Os quatro pecados mortais da zona euro

Artigo de Viriato Soromenho Marques


Não será necessário esperar muito tempo até que se revelem os riscos colossais para a Europa se prevalecer a intenção de condenar a Grécia ao ostracismo. O que pretendo neste breve ensaio é mostrar que a Zona Euro não está em condições de dar lições de economia política a nenhum país, quando ela própria transporta, desde o seu início, uma degenerescência congénita, que se traduz em quatro erros capitais, que necessitam de correcção profunda e urgente.

O primeiro erro da Zona Euro foi o de colocar o carro à frente dos bois. Todas as uniões monetárias que funcionaram começaram por ser uniões políticas. Antes de ter uma moeda comum, as uniões devem ter uma Constituição e um governo comuns, separando as competências dos dois sistemas de governo (o da União e o dos Estados nacionais) Foi assim nos EUA, com a Constituição Federal escrita em 1787, que antecipou em muito a união monetária do dólar e a estabilização de um banco central (que só ocorreria em 1913…). Foi também assim no II Reich Alemão. A unificação e a Constituição políticas de 1871, antecederam a união monetária de 1873 (o Reichsbank virá só em 1876). Por outras palavras, avançar para o euro sem existir um contrato constitucional e democrático entre os seus Estados participantes, foi um temerário sacrifício da soberania monetária dos países que se pode considerar como um verdadeiro crime político.
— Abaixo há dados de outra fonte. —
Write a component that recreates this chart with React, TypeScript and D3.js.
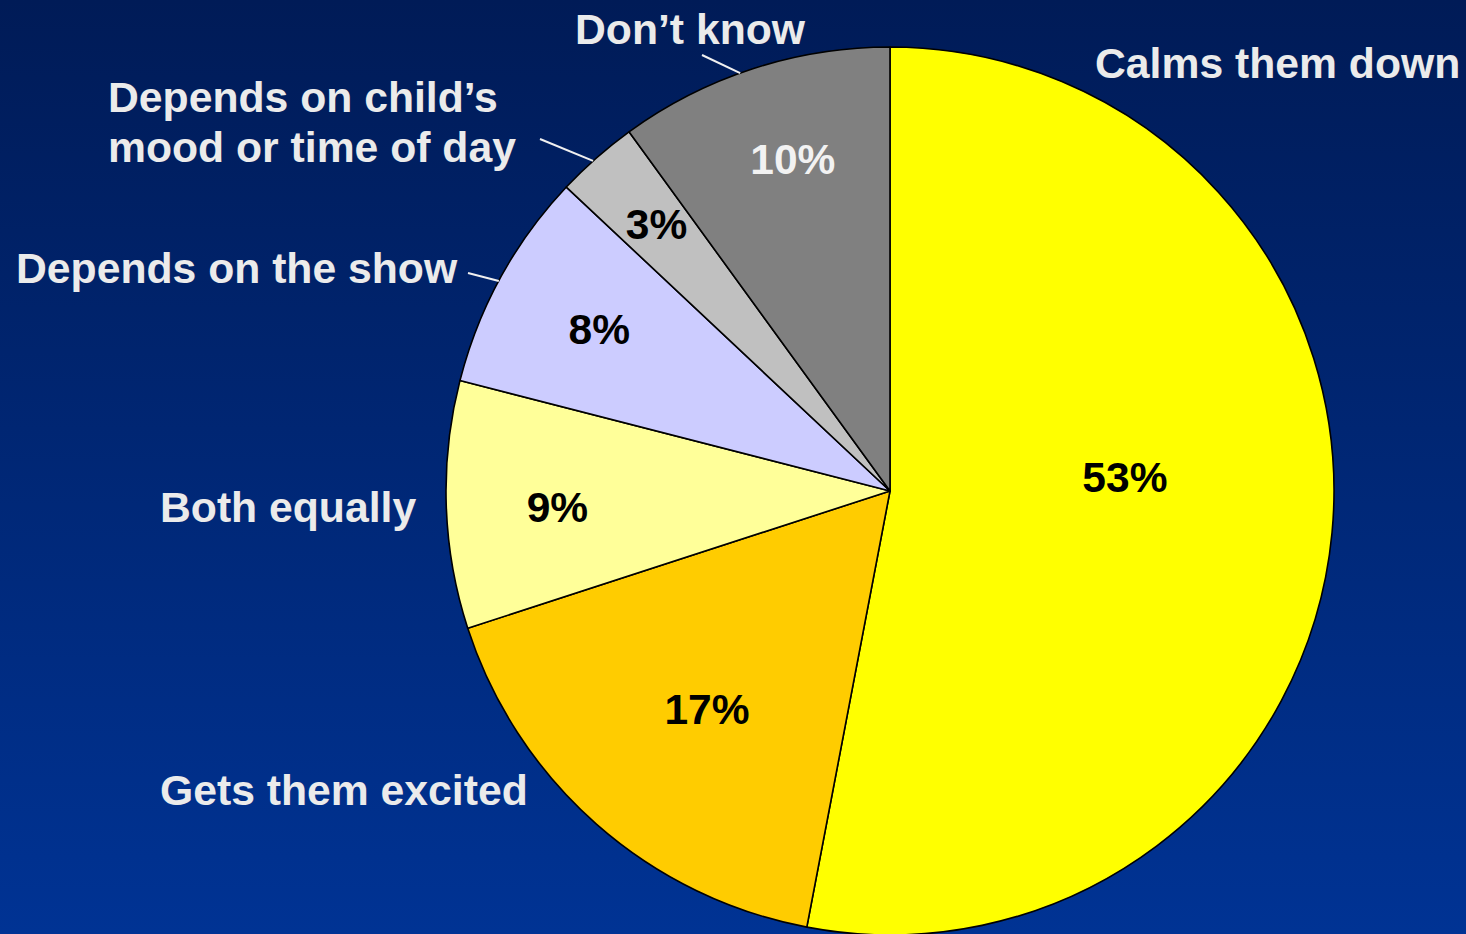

O segundo erro da Zona Euro consistiu em ter avançado para a implementação no terreno, sem a existência de um orçamento comum — o que implicaria prévia coordenação das políticas fiscais e económicas dos Estados — capaz de intervir em caso de “choques assimétricos”, que atingissem alguns dos seus Estados-Membros, como veio a ocorrer em 2008 e depois. É confrangedor pensar que ainda hoje o orçamento da União Europeia corresponde a uns míseros 1% do PIB conjunto dos seus 28 países. A ausência de um orçamento comum (que no mínimo deveria corresponder a 5-7% do PIB comum) impede que se possam activar políticas contracíclicas, que promovam investimento europeu para compensar a necessidade de contracção da despesa pública de Estados muito endividados. O propalado Plano Juncker, ou o Mecanismo Europeu de Estabilidade, são substitutos grosseiros e ineficazes dessa falha matricial.
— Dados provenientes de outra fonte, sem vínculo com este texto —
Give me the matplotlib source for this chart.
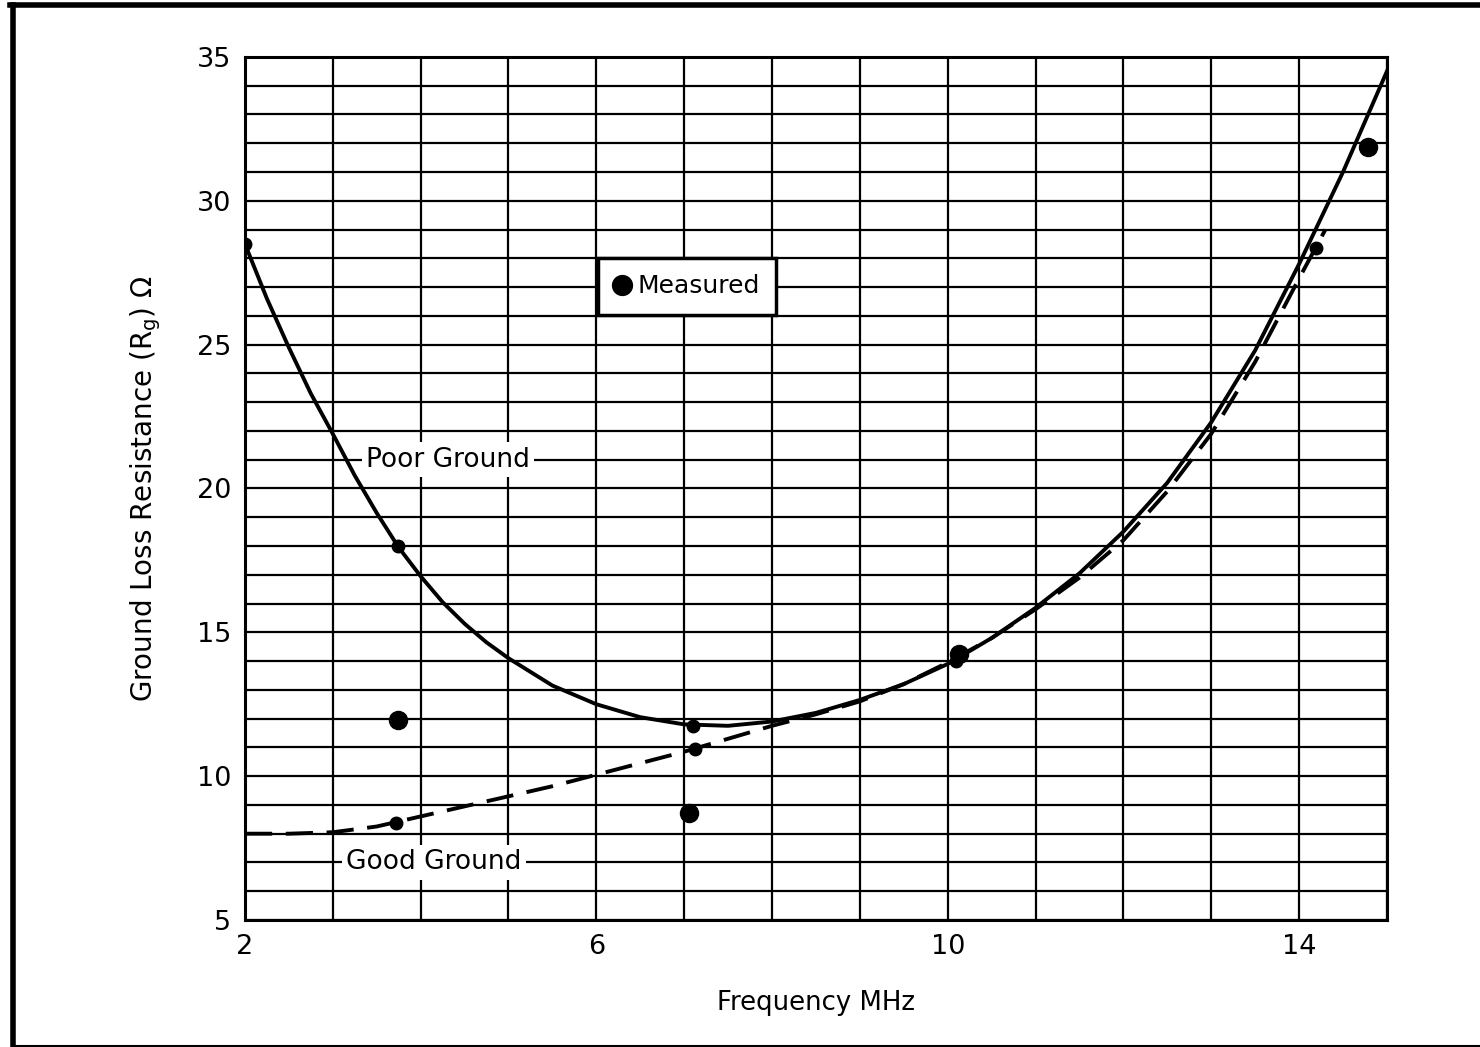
import numpy as np
import matplotlib
matplotlib.use("Agg")
import matplotlib.pyplot as plt
from matplotlib.lines import Line2D
from matplotlib.ticker import MultipleLocator, FixedLocator

plt.rcParams["font.family"] = ["DejaVu Sans"]

# poor ground curve (solid)
poor_f = [2.0, 2.25, 2.5, 2.75, 3.0, 3.25, 3.5, 3.75, 4.0, 4.25, 4.5, 4.75, 5.0,
          5.5, 6.0, 6.5, 7.0, 7.5, 8.0, 8.5, 9.0, 9.5, 10.0, 10.5, 11.0, 11.5,
          12.0, 12.5, 13.0, 13.5, 14.0, 14.5, 15.0]
poor_r = [28.5, 26.6, 24.9, 23.3, 21.9, 20.45, 19.15, 17.95, 16.95, 16.05, 15.3,
          14.65, 14.1, 13.15, 12.5, 12.05, 11.8, 11.75, 11.9, 12.2, 12.65, 13.2,
          13.9, 14.8, 15.85, 17.05, 18.5, 20.2, 22.3, 24.8, 27.8, 31.0, 34.5]

# good ground curve (dashed)
good_f = [2.0, 2.5, 3.0, 3.5, 4.0, 4.5, 5.0, 5.5, 6.0, 6.5, 7.0, 7.5, 8.0, 8.5,
          9.0, 9.5, 10.0, 10.5, 11.0, 11.5, 12.0, 12.5, 13.0, 13.5, 14.0, 14.3]
good_r = [8.0, 8.0, 8.05, 8.25, 8.6, 8.95, 9.3, 9.65, 10.05, 10.45, 10.85, 11.3,
          11.75, 12.15, 12.6, 13.2, 13.95, 14.8, 15.8, 16.9, 18.2, 19.9, 21.9,
          24.4, 27.3, 29.0]

# measured points, big = heavier dot in the print
meas_f = [2.0, 3.74, 3.74, 3.72, 7.05, 7.1, 7.12, 10.13, 10.1, 14.19, 14.79]
meas_r = [28.5, 18.0, 11.95, 8.37, 8.72, 11.74, 10.94, 14.25, 14.0, 28.36, 31.87]
meas_big = [0, 0, 1, 0, 1, 0, 0, 1, 0, 0, 1]

x_ticks = [2, 6, 10, 14]
y_ticks = [5, 10, 15, 20, 25, 30, 35]

fig = plt.figure(figsize=(14.8, 10.47), dpi=100)
ax = fig.add_axes([0.1655, 0.1213, 0.7716, 0.8243])

ax.set_xlim(2, 15)
ax.set_ylim(5, 35)
ax.xaxis.set_major_locator(FixedLocator(x_ticks))
ax.yaxis.set_major_locator(FixedLocator(y_ticks))
ax.xaxis.set_minor_locator(MultipleLocator(1))
ax.yaxis.set_minor_locator(MultipleLocator(1))
ax.grid(which="both", color="black", linewidth=1.6, zorder=0)
ax.set_axisbelow(True)
ax.tick_params(which="both", length=0, labelsize=19.5, pad=10)
for s in ax.spines.values():
    s.set_linewidth(2.2)

ax.plot(poor_f, poor_r, color="black", linewidth=2.8, zorder=3,
        solid_joinstyle="round")
ax.plot(good_f, good_r, color="black", linewidth=2.8, linestyle=(0, (7, 3.5)),
        zorder=3)

big = np.array(meas_big, dtype=bool)
mf = np.array(meas_f)
mr = np.array(meas_r)
ax.plot(mf[~big], mr[~big], "o", color="black", markersize=9, zorder=4)
ax.plot(mf[big], mr[big], "o", color="black", markersize=13, zorder=4,
        label="Measured")

box = dict(facecolor="white", edgecolor="none", pad=3)
ax.text(4.31, 21, "Poor Ground", fontsize=19, ha="center", va="center",
        bbox=box, zorder=2)
ax.text(4.15, 7, "Good Ground", fontsize=19, ha="center", va="center",
        bbox=box, zorder=2)

leg = ax.legend(loc="upper left", bbox_to_anchor=(0.309, 0.767), fontsize=18,
                handletextpad=0.35, handlelength=0.6, borderpad=0.65,
                markerscale=1.1, fancybox=False, framealpha=1,
                edgecolor="black", borderaxespad=0)
leg.get_frame().set_linewidth(2.5)
leg.set_zorder(5)

ax.set_xlabel("Frequency MHz", fontsize=18.7, labelpad=22)
ax.set_ylabel("Ground Loss Resistance (R$_\\mathregular{g}$) \u03a9", fontsize=20,
              labelpad=24)

# page frame from the scan
fig.add_artist(Line2D([0.007, 1.0], [0.9955, 0.9955], color="black", linewidth=4))
fig.add_artist(Line2D([0.0085, 0.0085], [0.0, 0.9955], color="black", linewidth=4))
fig.add_artist(Line2D([0.0085, 1.0], [0.001, 0.001], color="black", linewidth=1.5))

fig.savefig("out.png", dpi=100, facecolor="white")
O terceiro erro da Zona Euro foi o de ter inventado um hemiplégico banco central que deixou os Estados completamente nas mãos dos mercados da dívida pública. Um banco central deve ser capaz de financiar directamente os Estados em caso de necessidade, o que está proibido pelo artigo 123.º do Tratado de Funcionamento da União Europeia (TFUE). Deve ser capaz de zelar pelo pleno emprego, e não apenas pela “estabilidade dos preços” (como manda o artigo 127.º do TFUE). É claro que Mario Draghi já inventou uma série de instrumentos que procuram contornar os defeitos estruturais do BCE (LTRO, OMT, TLTRO), mas eles não existiam em 2010. Milhões de empregos poderiam ser sido salvos, e nenhum resgate teria disso necessário se o BCE tivesse actuado na altura como um verdadeiro banco central…
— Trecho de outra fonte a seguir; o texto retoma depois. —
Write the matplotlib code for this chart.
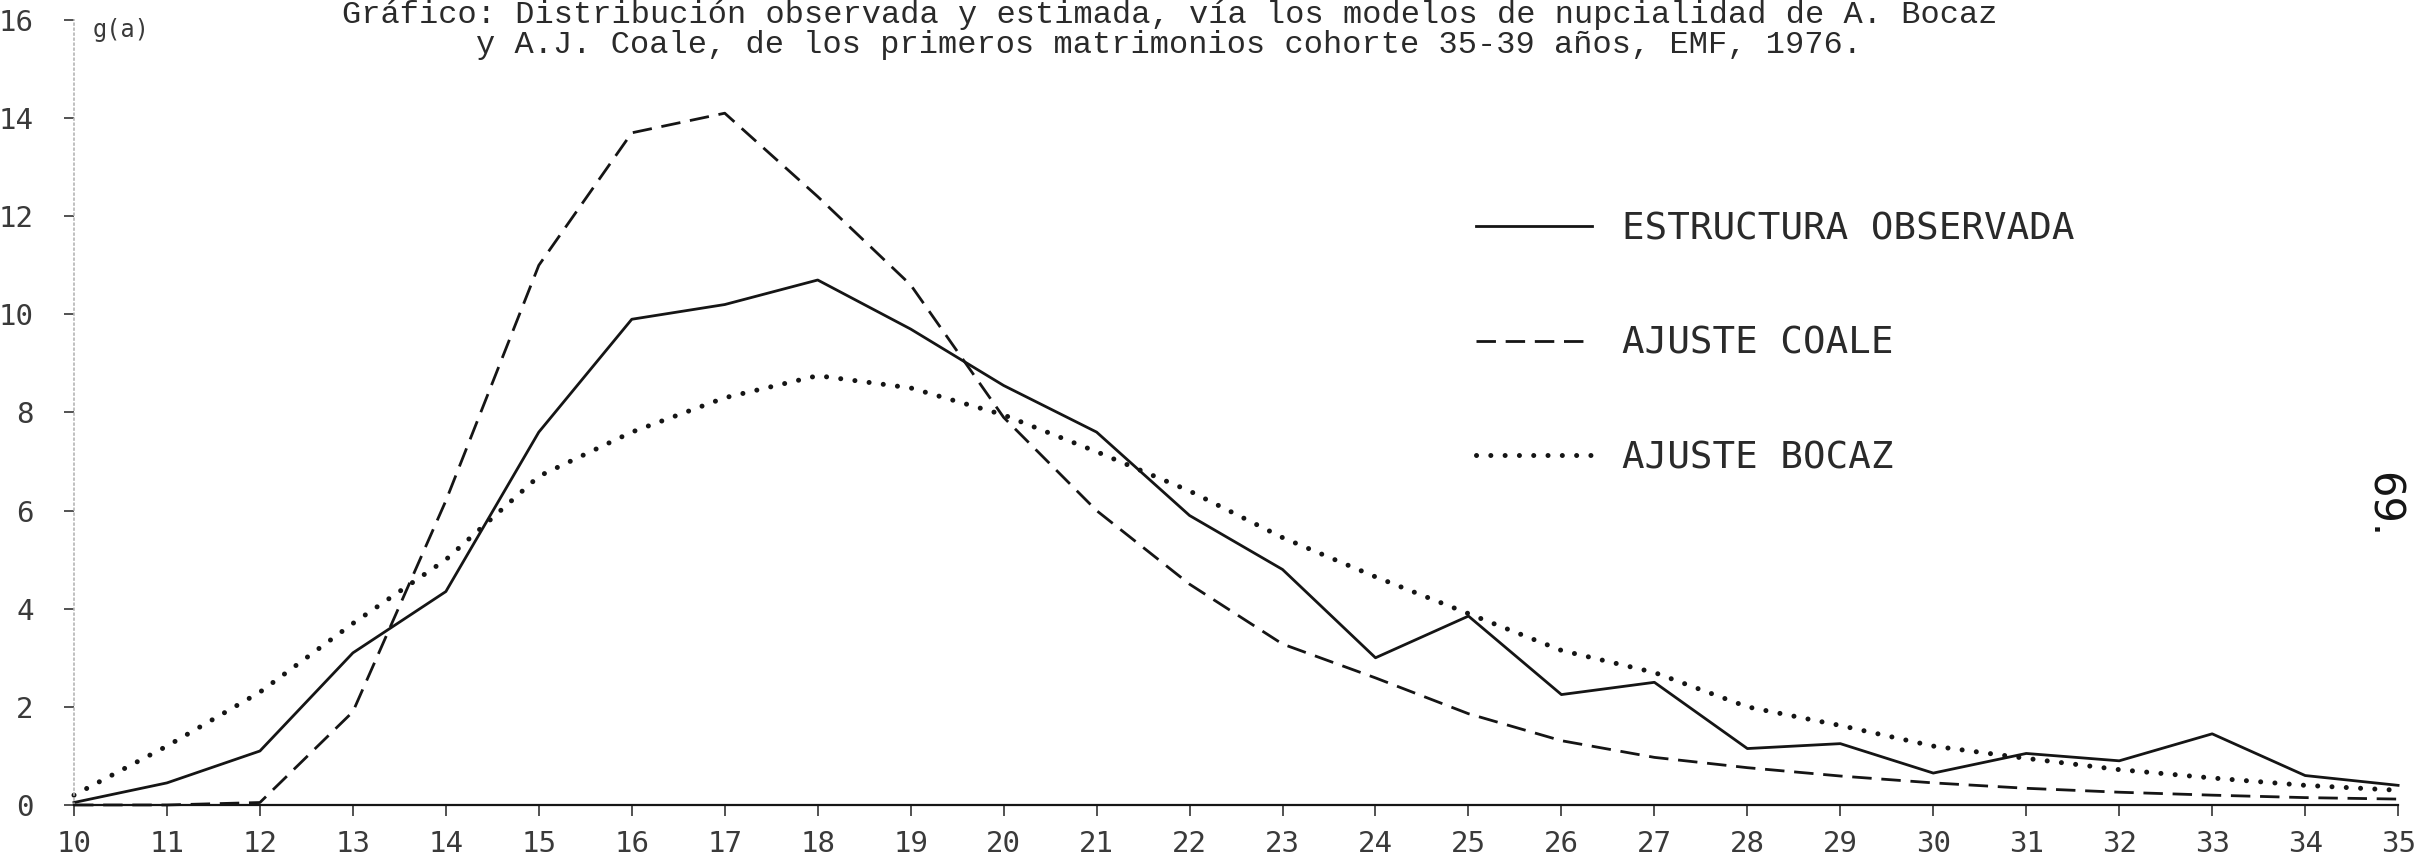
import matplotlib
matplotlib.use("Agg")
import matplotlib.pyplot as plt

# distribución de primeros matrimonios por edad, cohorte 35-39
edades = list(range(10, 36))
observada = [0.05, 0.45, 1.1, 3.1, 4.35, 7.6, 9.9, 10.2, 10.7, 9.7, 8.55, 7.6, 5.9,
             4.8, 3.0, 3.85, 2.25, 2.5, 1.15, 1.25, 0.65, 1.05, 0.9, 1.45, 0.6, 0.4]
coale = [0.0, 0.0, 0.05, 1.9, 6.2, 11.0, 13.7, 14.1, 12.4, 10.6, 7.9, 6.0, 4.5,
         3.28, 2.59, 1.86, 1.31, 0.97, 0.76, 0.59, 0.45, 0.34, 0.26, 0.2, 0.15, 0.12]
bocaz = [0.2, 1.2, 2.3, 3.7, 5.0, 6.7, 7.6, 8.3, 8.75, 8.5, 7.95, 7.2, 6.4,
         5.45, 4.65, 3.9, 3.15, 2.7, 2.0, 1.62, 1.2, 0.95, 0.72, 0.55, 0.4, 0.3]
yticks = [0, 2, 4, 6, 8, 10, 12, 14, 16]
etiquetas = ["ESTRUCTURA OBSERVADA", "AJUSTE COALE", "AJUSTE BOCAZ"]

titulo_1 = "Gráfico: Distribución observada y estimada, vía los modelos de nupcialidad de A. Bocaz"
titulo_2 = "y A.J. Coale, de los primeros matrimonios cohorte 35-39 años, EMF, 1976."

tinta = "#151515"

fig = plt.figure(figsize=(24.26, 8.65), dpi=100)
ax = fig.add_axes([0.0305, 0.0694, 0.958, 0.9075])

ax.plot(edades, observada, color=tinta, lw=2.0, clip_on=False, label=etiquetas[0])
ax.plot(edades, coale, color=tinta, lw=2.0, dashes=(7, 3.5), clip_on=False,
        label=etiquetas[1])
ax.plot(edades, bocaz, color=tinta, lw=3.6, dashes=(0.01, 2.85),
        dash_capstyle="round", clip_on=False, label=etiquetas[2])

ax.set_xlim(10, 35)
ax.set_ylim(0, 16)
ax.set_xticks(edades)
ax.set_yticks(yticks)

for s in ["top", "right"]:
    ax.spines[s].set_visible(False)
ax.spines["left"].set_color("#b5b5b5")
ax.spines["left"].set_linestyle((0, (1, 2)))
ax.spines["left"].set_linewidth(1.2)
ax.spines["bottom"].set_color(tinta)
ax.spines["bottom"].set_linewidth(1.6)

ax.tick_params(axis="x", direction="out", length=8, width=1.3, color="#444444",
               pad=10, labelsize=21, labelcolor="#3a3a3a")
ax.tick_params(axis="y", direction="out", length=7, width=1.3, color="#444444",
               pad=22, labelsize=21, labelcolor="#3a3a3a")
for lab in ax.get_xticklabels() + ax.get_yticklabels():
    lab.set_family("DejaVu Sans Mono")

leg = ax.legend(loc="upper left", bbox_to_anchor=(0.6085, 0.756),
                bbox_transform=fig.transFigure, frameon=False,
                handlelength=3.1, handletextpad=0.8, labelspacing=2.1,
                borderpad=0, borderaxespad=0,
                prop={"family": "DejaVu Sans Mono", "size": 27})
for t in leg.get_texts():
    t.set_color("#2a2a2a")

# cabecera del gráfico
fig.text(0.482, 1 - 15 / 865, titulo_1, ha="center", va="center",
         family="Liberation Mono", fontsize=23, color="#2a2a2a")
fig.text(0.482, 1 - 45 / 865, titulo_2, ha="center", va="center",
         family="Liberation Mono", fontsize=23, color="#2a2a2a")
fig.text(0.038, 1 - 30 / 865, "g(a)", ha="left", va="center",
         family="DejaVu Sans Mono", fontsize=17, color="#3a3a3a")

# número de página
fig.text(0.982, 1 - 505 / 865, "69.", ha="center", va="center", rotation=-90,
         family="DejaVu Sans", fontsize=30, color=tinta)

fig.savefig("out.png", dpi=100, facecolor="white")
O quarto de entre os maiores erros da ZE consistiu em ter tratado os Estados como entidades diabólicas e os bancos como personalidades angélicas, desprezando a lição da experiência, que mostrou precisamente o contrário. Sem a união bancária imposta por Roosevelt em 1933, os bancos teriam destruído a economia americana, depois de a terem incendiado em 1929. A ZE, amnésica e distraída, permitiu que os bancos fossem a fábrica e os canais da dívida que a deixou desequilibrada entre credores e devedores. Depois de mais de cinco biliões de euros dos contribuintes sacrificados no altar de centenas de bancos carregados de imparidades e contabilidades ficcionais, está a surgir uma união bancária, que é apenas uma pálida imagem do que seria necessário fazer.

Sem corrigir estes defeitos genéticos, com verdadeiras reformas estruturais, a Zona Euro continuará a ser uma criatura incompatível com a vida e a prosperidade dos europeus.